Suppose current YES prices are:
-
M1 (Winner)
-
Democrats win = 0.48
-
Republicans win = 0.52 (notice M1 sums to 1.00 one would expect)
-
M2 (Margins)
-
D 0–5 = 0.35, D 5–10 = 0.15, D 10+ = 0.10 → D total 0.6
-
R 0–5 = 0.20, R 5–10 = 0.10, R 10+ = 0.10 → R total 0.4
These markets are dependent but priced inconsistently. That opens a combinatorial arbitrage:
Portfolio (guaranteed to hit at least one winner):
-
Buy YES–Democrats win in M1 for 0.48, and
-
Buy all four Republican margin YESs in M2 for 0.4 total.
Why this guarantees a win
-
If Democrats win, your M1 ticket pays 1.
-
If Republicans win, some R margin bucket must occur, so one of your M2 R tickets pays 1.
Cost vs. payoff
-
Total cost = 0.48 + 0.4 = 0.88
-
Guaranteed payout = 1.00
-
Locked-in profit = 0.12 (13.63% profit)
This is the essence of combinatorial arbitrage: use the logical links between markets (e.g. winner ↔ margin buckets) to cover every possible world with overlapping bets, so at least one side must pay out. The opportunity exists because the cross-market prices don’t add up coherently (here, M1 is rich on “Republicans win,” while M2 underprices the sum of all Republican margins).
We find all pairs of markets with this conditional dependency (i.e., the outcome of either determines the outcome of the other). We find 11 such pairs where arbitrage opportunities existed (all relating to the U.S. 2024 election). Only 4 of these pairs had arbitrage extracted via the combinatorial condition strategy, with a total profit detected as:
Pair | Total Profit (USD) |
---|---|
Pair 1 | $15,818.53 |
Pair 2 | $60,236.71 |
Pair 3 | $629.16 |
Pair 4 | $18,472.31 |
Check out our paper for formal definitions of these strategies and our full analysis. [2508.03474] Unravelling the Probabilistic Forest: Arbitrage in Prediction Markets
Wrapping up and Open Questions
In this project, we focused on arbitrage between strictly dependent conditions. Within a single market, that’s straightforward: conditions are exhaustive by definition, so rebalancing creates guaranteed profit opportunities. Between markets, we only counted strict dependencies that lock in profit no matter what happens. That leaves plenty of room for looser definitions—like one-directional dependencies—or more nuanced strategies, such as hedging and partial exits.

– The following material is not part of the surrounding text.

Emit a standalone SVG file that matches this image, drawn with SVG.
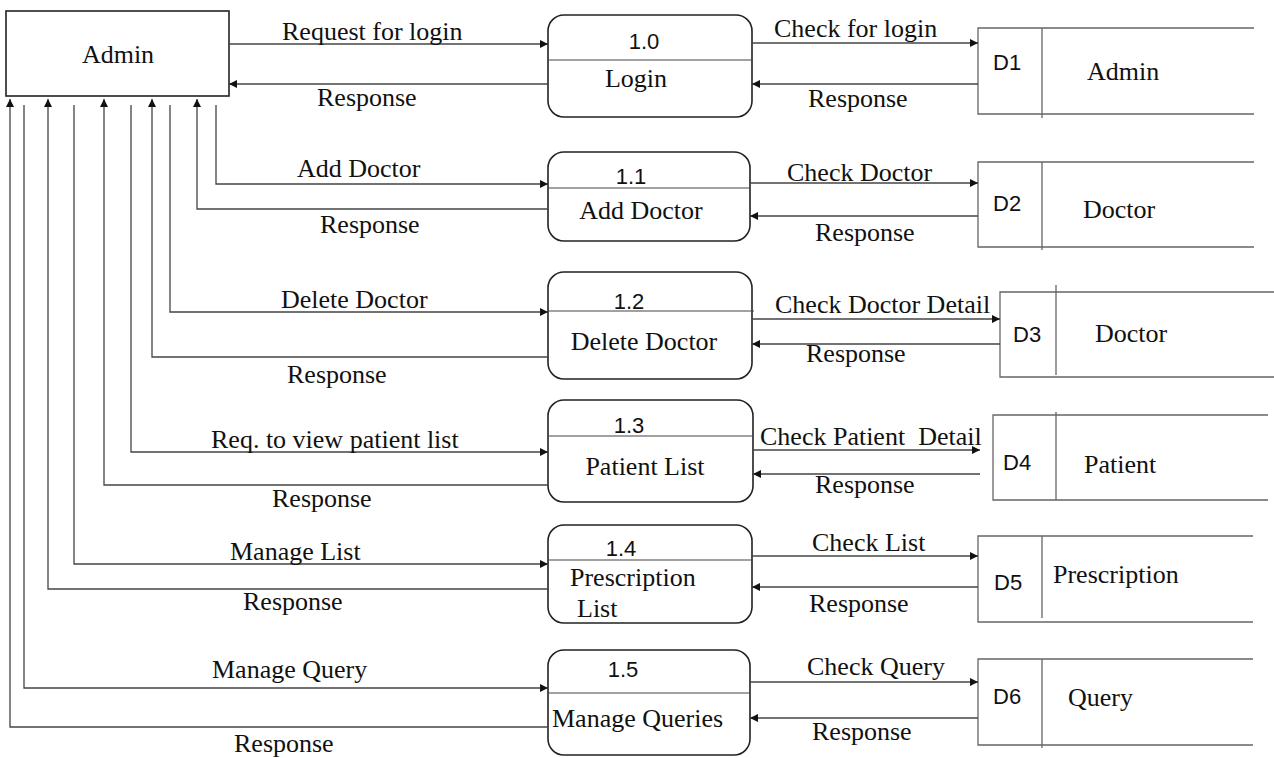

When measuring realized arbitrage, we required evidence that a trader actually bought all the needed positions at the right prices. We then computed the profit as the guaranteed return if they held until resolution. Of course, holding comes with opportunity cost and liquidity constraints, so these numbers represent an upper bound on extractable profit, not what was actually pocketed in practice.
Looking ahead, a few big questions stand out:
-
Market relationships: How do we detect subtler dependencies across markets, beyond strict overlaps?
-
Risk and realism: What changes if traders hedge, exit early, or rebalance dynamically instead of holding to resolution?
-
Inefficiency vs. discovery: Which arbitrages are real mistakes, and which are just markets catching up to new information?
Finally, mapping these obvious arbitrages isn’t just about quantifying profit—it’s also about protecting less strategic users. If simple, structural inefficiencies exist, they can be consistently exploited by sophisticated players at the expense of newcomers. Understanding and exposing these patterns is a first step toward making prediction markets fairer and more robust.